REQUEST
Reproduce the listing exactly and skip over any pictures.

──────── DATA EXTRACT ────────

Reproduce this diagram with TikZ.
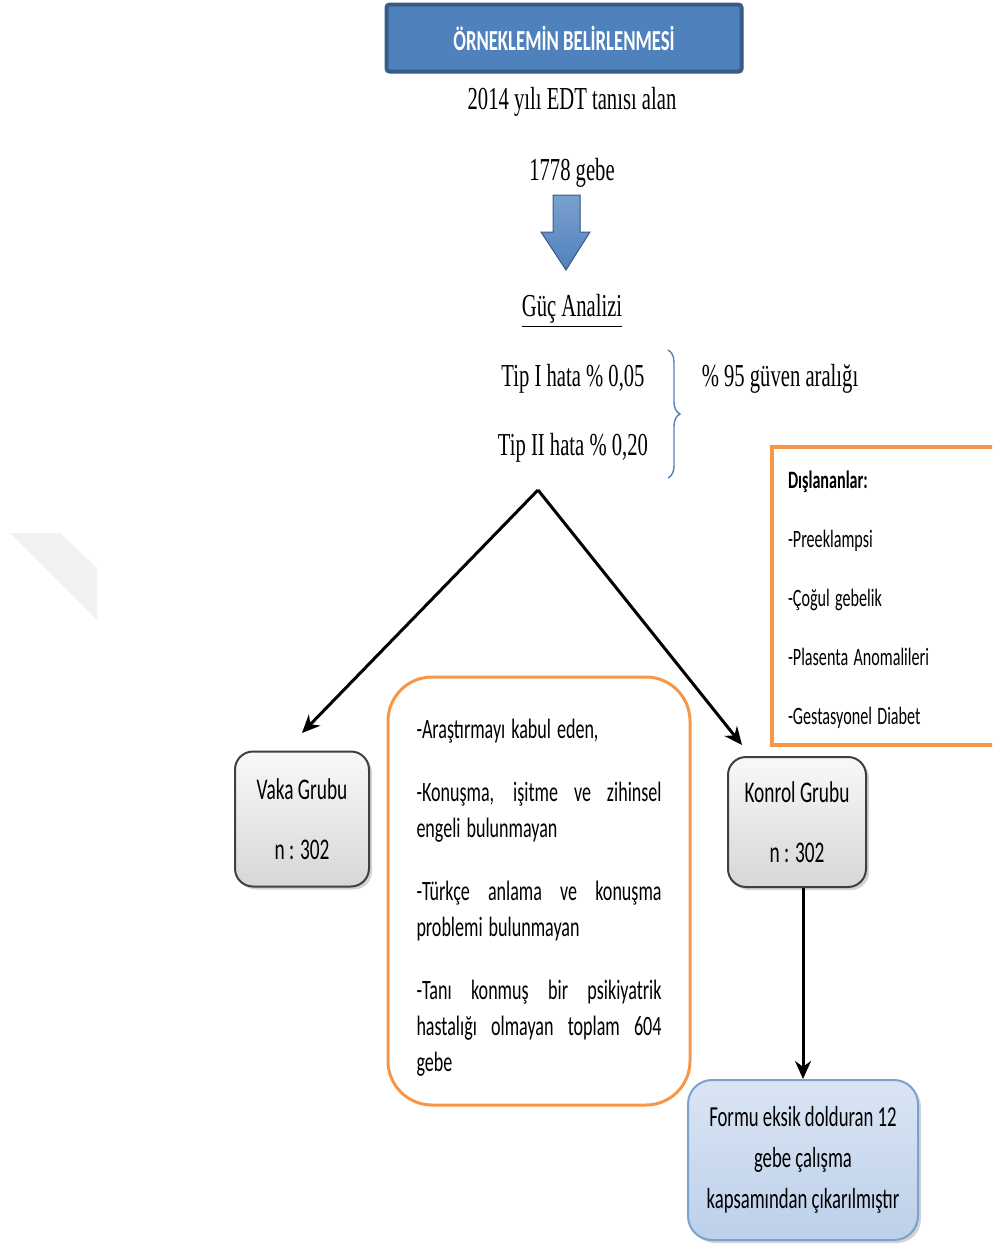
\documentclass[tikz,border=0pt]{standalone}
\usepackage{fontspec}
\usepackage{xcolor}
\usepackage{graphicx}
\usetikzlibrary{arrows.meta,shadows,decorations.pathreplacing}
\newfontfamily\tnr{Liberation Serif}
\newfontfamily\cbr{Carlito}
\definecolor{hdrblue}{HTML}{4F81BD}
\definecolor{hdredge}{HTML}{385D8A}
\definecolor{boxorange}{HTML}{F79646}
\definecolor{formblue}{HTML}{BCD0EA}
\definecolor{formedge}{HTML}{7EA0D0}
% the texts of the picture are narrow
\newcommand{\narrow}[1]{\scalebox{0.645}[1]{#1}}
\newcommand{\fullline}[1]{\narrow{\hbox to 190pt{\spaceskip=0.23em plus 1fil\relax #1}}}

\begin{document}
\begin{tikzpicture}[x=0.5pt, y=-0.5pt, line width=1.5pt,
    plain/.style={font=\tnr\fontsize{16}{19}\selectfont},
    grpbox/.style={draw=black!75, line width=1pt, rounded corners=9pt,
      top color=gray!5, bottom color=gray!32, align=center,
      drop shadow={opacity=0.35, shadow xshift=1.5pt, shadow yshift=-1.5pt},
      font=\cbr\fontsize{15}{30}\selectfont},
    grparrow/.style={-{Stealth[length=9pt,width=8pt]}, line width=1.5pt}]
    \path[use as bounding box, clip] (0,0) rectangle (992,1244);
    % faint mark on the left
    \fill[gray!10] (10,533) -- (60,533) -- (97,568) -- (97,620) -- cycle;

    \node (head) [draw=hdredge, line width=2pt, fill=hdrblue, rounded corners=1.5pt,
      minimum width=177.5pt, minimum height=33.5pt, text=white,
      font=\cbr\bfseries\fontsize{14.5}{16}\selectfont,
      drop shadow={opacity=0.3, shadow xshift=1pt, shadow yshift=-1pt}]
      at (564,38) {\narrow{ÖRNEKLEMİN BELİRLENMESİ}};
    \node (edt) [plain] at (572,102) {\narrow{2014 yılı EDT tanısı alan}};
    \node (gebe) [plain] at (572,173) {\narrow{1778 gebe}};

    % blue block arrow
    \filldraw[draw=hdredge, line width=0.5pt, top color=hdrblue!75, bottom color=hdrblue]
      (553,195) -- (580,195) -- (580,232) -- (590,232) -- (566,270)
      -- (541,232) -- (553,232) -- cycle;

    \node (guc) [plain] at (572,311) {\narrow{\underline{Güç Analizi}}};
    \node (tip1) [plain] at (573,379) {\narrow{Tip I hata \% 0,05}};
    \node (tip2) [plain] at (573,448) {\narrow{Tip II hata \% 0,20}};
    \draw[decorate, decoration={brace, amplitude=6pt}, draw=hdrblue, line width=0.7pt]
      (668,350) -- (668,478);
    \node (guven) [plain] at (780,379) {\narrow{\% 95 güven aralığı}};

    \coordinate (apex) at (538,490);
    \coordinate (vakatip) at (302,733);
    \coordinate (kontip) at (742,745);

    \node (vaka) [grpbox, minimum width=67pt, minimum height=67.5pt] at (302,819)
      {\narrow{Vaka Grubu}\\ \narrow{n : 302}};
    \node (konrol) [grpbox, minimum width=69pt, minimum height=65pt] at (797,822)
      {\narrow{Konrol Grubu}\\ \narrow{n : 302}};

    \node (crit) [draw=boxorange, line width=1.5pt, rounded corners=22pt,
      minimum width=151pt, minimum height=214pt, text width=122.5pt, align=left,
      font=\cbr\fontsize{14}{18}\selectfont] at (539,891)
      {\rule{0pt}{16pt}\narrow{-Araştırmayı kabul eden,}\\[13.5pt]
       \fullline{-Konuşma, işitme ve zihinsel}\\ \narrow{engeli bulunmayan}\\[13.5pt]
       \fullline{-Türkçe anlama ve konuşma}\\ \narrow{problemi bulunmayan}\\[13.5pt]
       \fullline{-Tanı konmuş bir psikiyatrik}\\
       \fullline{hastalığı olmayan toplam 604}\\ \narrow{gebe}};

    \node (excl) [draw=boxorange, line width=2pt, minimum width=114pt,
      minimum height=149pt, text width=98pt, align=left,
      font=\cbr\fontsize{12.5}{29.5}\selectfont] at (886,596)
      {\rule{0pt}{13pt}\narrow{\textbf{Dışlananlar:}}\\ \narrow{-Preeklampsi}\\
       \narrow{-Çoğul gebelik}\\ \narrow{-Plasenta Anomalileri}\\
       \narrow{-Gestasyonel Diabet}};

    \node (form) [draw=formedge, line width=1pt, rounded corners=12pt,
      top color=formblue!55, bottom color=formblue, minimum width=115pt,
      minimum height=80pt, align=center,
      drop shadow={opacity=0.35, shadow xshift=1.5pt, shadow yshift=-1.5pt},
      font=\cbr\fontsize{14.5}{20.5}\selectfont] at (803,1160)
      {\narrow{Formu eksik dolduran 12}\\ \narrow{gebe çalışma}\\
       \narrow{kapsamından çıkarılmıştır}};

    \draw[grparrow] (apex) -- (vakatip);
    \draw[grparrow] (apex) -- (kontip);
    \draw[grparrow] (konrol.south -| form.north) -- (form.north);
\end{tikzpicture}
\end{document}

────────

THE OUTPUT
Reproduce this diagram with TikZ.
\documentclass[tikz,border=0pt]{standalone}
\usepackage{fontspec}
\usepackage{xcolor}
\usepackage{graphicx}
\usetikzlibrary{arrows.meta,shadows,decorations.pathreplacing}
\newfontfamily\tnr{Liberation Serif}
\newfontfamily\cbr{Carlito}
\definecolor{hdrblue}{HTML}{4F81BD}
\definecolor{hdredge}{HTML}{385D8A}
\definecolor{boxorange}{HTML}{F79646}
\definecolor{formblue}{HTML}{BCD0EA}
\definecolor{formedge}{HTML}{7EA0D0}
% the texts of the picture are narrow
\newcommand{\narrow}[1]{\scalebox{0.645}[1]{#1}}
\newcommand{\fullline}[1]{\narrow{\hbox to 190pt{\spaceskip=0.23em plus 1fil\relax #1}}}

\begin{document}
\begin{tikzpicture}[x=0.5pt, y=-0.5pt, line width=1.5pt,
    plain/.style={font=\tnr\fontsize{16}{19}\selectfont},
    grpbox/.style={draw=black!75, line width=1pt, rounded corners=9pt,
      top color=gray!5, bottom color=gray!32, align=center,
      drop shadow={opacity=0.35, shadow xshift=1.5pt, shadow yshift=-1.5pt},
      font=\cbr\fontsize{15}{30}\selectfont},
    grparrow/.style={-{Stealth[length=9pt,width=8pt]}, line width=1.5pt}]
    \path[use as bounding box, clip] (0,0) rectangle (992,1244);
    % faint mark on the left
    \fill[gray!10] (10,533) -- (60,533) -- (97,568) -- (97,620) -- cycle;

    \node (head) [draw=hdredge, line width=2pt, fill=hdrblue, rounded corners=1.5pt,
      minimum width=177.5pt, minimum height=33.5pt, text=white,
      font=\cbr\bfseries\fontsize{14.5}{16}\selectfont,
      drop shadow={opacity=0.3, shadow xshift=1pt, shadow yshift=-1pt}]
      at (564,38) {\narrow{ÖRNEKLEMİN BELİRLENMESİ}};
    \node (edt) [plain] at (572,102) {\narrow{2014 yılı EDT tanısı alan}};
    \node (gebe) [plain] at (572,173) {\narrow{1778 gebe}};

    % blue block arrow
    \filldraw[draw=hdredge, line width=0.5pt, top color=hdrblue!75, bottom color=hdrblue]
      (553,195) -- (580,195) -- (580,232) -- (590,232) -- (566,270)
      -- (541,232) -- (553,232) -- cycle;

    \node (guc) [plain] at (572,311) {\narrow{\underline{Güç Analizi}}};
    \node (tip1) [plain] at (573,379) {\narrow{Tip I hata \% 0,05}};
    \node (tip2) [plain] at (573,448) {\narrow{Tip II hata \% 0,20}};
    \draw[decorate, decoration={brace, amplitude=6pt}, draw=hdrblue, line width=0.7pt]
      (668,350) -- (668,478);
    \node (guven) [plain] at (780,379) {\narrow{\% 95 güven aralığı}};

    \coordinate (apex) at (538,490);
    \coordinate (vakatip) at (302,733);
    \coordinate (kontip) at (742,745);

    \node (vaka) [grpbox, minimum width=67pt, minimum height=67.5pt] at (302,819)
      {\narrow{Vaka Grubu}\\ \narrow{n : 302}};
    \node (konrol) [grpbox, minimum width=69pt, minimum height=65pt] at (797,822)
      {\narrow{Konrol Grubu}\\ \narrow{n : 302}};

    \node (crit) [draw=boxorange, line width=1.5pt, rounded corners=22pt,
      minimum width=151pt, minimum height=214pt, text width=122.5pt, align=left,
      font=\cbr\fontsize{14}{18}\selectfont] at (539,891)
      {\rule{0pt}{16pt}\narrow{-Araştırmayı kabul eden,}\\[13.5pt]
       \fullline{-Konuşma, işitme ve zihinsel}\\ \narrow{engeli bulunmayan}\\[13.5pt]
       \fullline{-Türkçe anlama ve konuşma}\\ \narrow{problemi bulunmayan}\\[13.5pt]
       \fullline{-Tanı konmuş bir psikiyatrik}\\
       \fullline{hastalığı olmayan toplam 604}\\ \narrow{gebe}};

    \node (excl) [draw=boxorange, line width=2pt, minimum width=114pt,
      minimum height=149pt, text width=98pt, align=left,
      font=\cbr\fontsize{12.5}{29.5}\selectfont] at (886,596)
      {\rule{0pt}{13pt}\narrow{\textbf{Dışlananlar:}}\\ \narrow{-Preeklampsi}\\
       \narrow{-Çoğul gebelik}\\ \narrow{-Plasenta Anomalileri}\\
       \narrow{-Gestasyonel Diabet}};

    \node (form) [draw=formedge, line width=1pt, rounded corners=12pt,
      top color=formblue!55, bottom color=formblue, minimum width=115pt,
      minimum height=80pt, align=center,
      drop shadow={opacity=0.35, shadow xshift=1.5pt, shadow yshift=-1.5pt},
      font=\cbr\fontsize{14.5}{20.5}\selectfont] at (803,1160)
      {\narrow{Formu eksik dolduran 12}\\ \narrow{gebe çalışma}\\
       \narrow{kapsamından çıkarılmıştır}};

    \draw[grparrow] (apex) -- (vakatip);
    \draw[grparrow] (apex) -- (kontip);
    \draw[grparrow] (konrol.south -| form.north) -- (form.north);
\end{tikzpicture}
\end{document}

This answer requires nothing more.